Regional equity and rural access: Rural and economically distressed areas frequently face higher per-unit energy costs or less reliable service. Targeted investments in transmission, rural electrification, and affordable tariffs help address these disparities, while avoiding blanket policies that raise costs or stifle development.
Environmental and public health co-benefits: Reducing exposure to air pollutants and greenhouse gases can improve health outcomes, particularly in densely populated or historically burdened neighborhoods. The emphasis, however, remains on cost-effective measures that deliver real benefits, rather than imposing expensive mandates that jeopardize affordability or reliability. See air quality and climate policy discussions for context.
Debates and controversies
Affordability versus environmental goals: Critics worry that aggressive decarbonization can raise electricity prices or destabilize grids, particularly in regions reliant on aging infrastructure or intermittent energy sources. Proponents argue that carbon pricing and technology innovation can decouple emissions from cost growth, while targeted rebates offset regressivity. The debate often centers on how fast and how far to move away from carbon-intensive fuels, and how to finance the transition without harming the poor. See decarbonization and carbon pricing.
Just transition versus rapid disruption: Some viewpoints resist rapid changes that could affect jobs in traditional energy sectors. A pragmatic stance emphasizes retraining, infrastructure investments, and new opportunities in lower-emission industries, while ensuring that workers and communities do not bear disproportionate burdens. See just transition.

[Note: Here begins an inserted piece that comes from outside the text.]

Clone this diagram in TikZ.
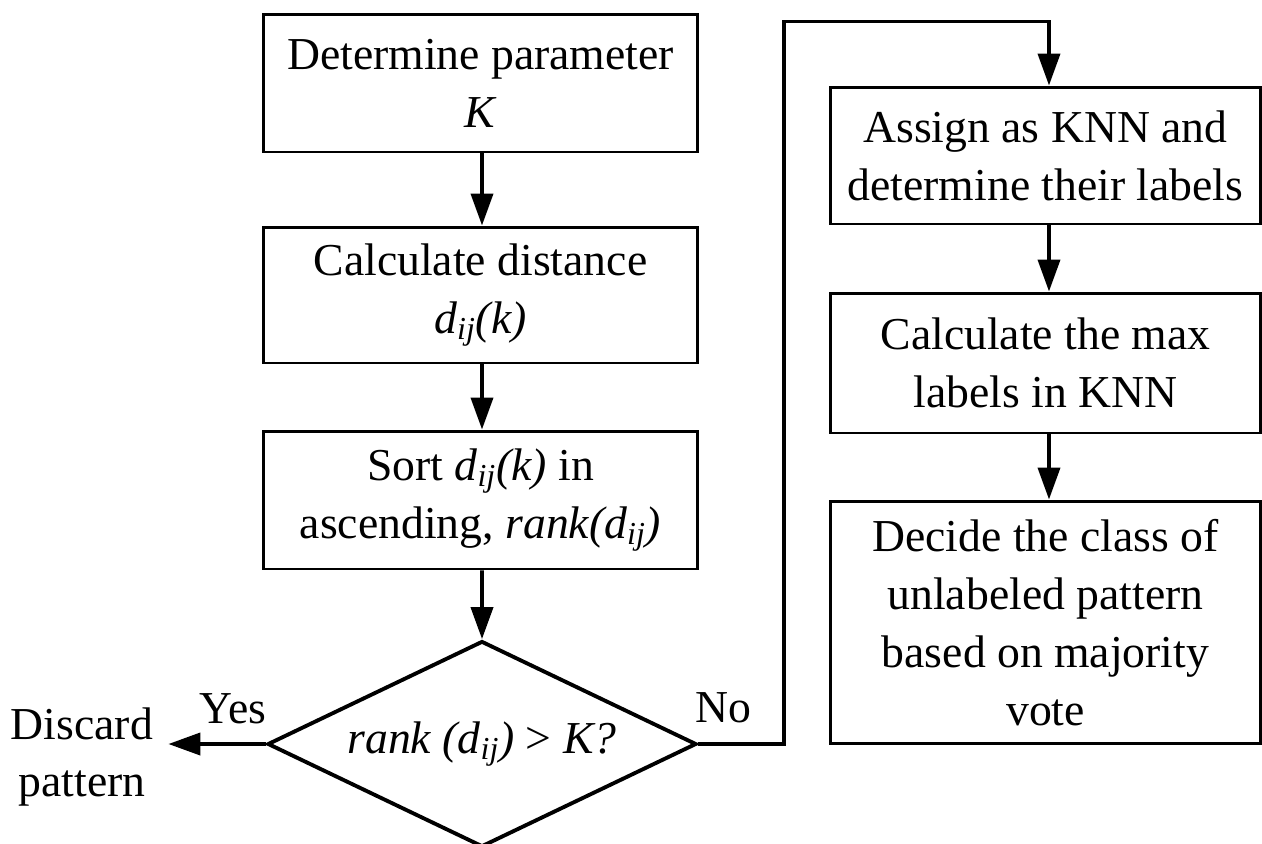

Subsidies and market distortion: Subsidies for certain technologies (notably some renewable energy projects) can distort incentives if not carefully designed. Critics contend that well-targeted policies and competitive procurement are preferable to broad subsidies. Supporters argue that initial subsidies are necessary to overcome market failures and to bring early-stage technologies to scale. See subsidy and market failure.
Equity and the politics of distribution: Some critics claim energy justice initiatives instrumentalize race, geography, or class to justify particular policy paths. Proponents stress that energy burdens fall disproportionately on vulnerable populations and that policy should respond to real-world disparities with evidence-based approaches. This ongoing conversation touches on environmental justice as well as broader questions about how to measure and remedy energy-related disparities.
Case studies and regional perspectives
United States energy evolution: The shale revolution expanded the supply of natural gas and oil, contributing to lower energy prices and greater energy independence in many regions. This development illustrates how market-driven energy abundance can align with justice goals when affordability remains a priority and infrastructure keeps pace with growth. See shale gas and United States energy policy for more.
European and Nordic approaches: European markets have pursued integrated electricity trading and cross-border interconnections to improve reliability and lower costs, while facing affordability challenges in some countries. Nordic systems, with a strong emphasis on reliability and efficiency, demonstrate how diverse generation, storage, and grid management can support energy justice goals in different contexts. See Europe energy policy and Nordic electricity market.
Urban and rural divides: Urban centers often benefit from diversified energy procurement and access to modern services, while rural areas may struggle with grid reach or higher per-capita costs. Policy responses include targeted rural electrification programs, grid upgrades, and community investment models that align with market-based reforms.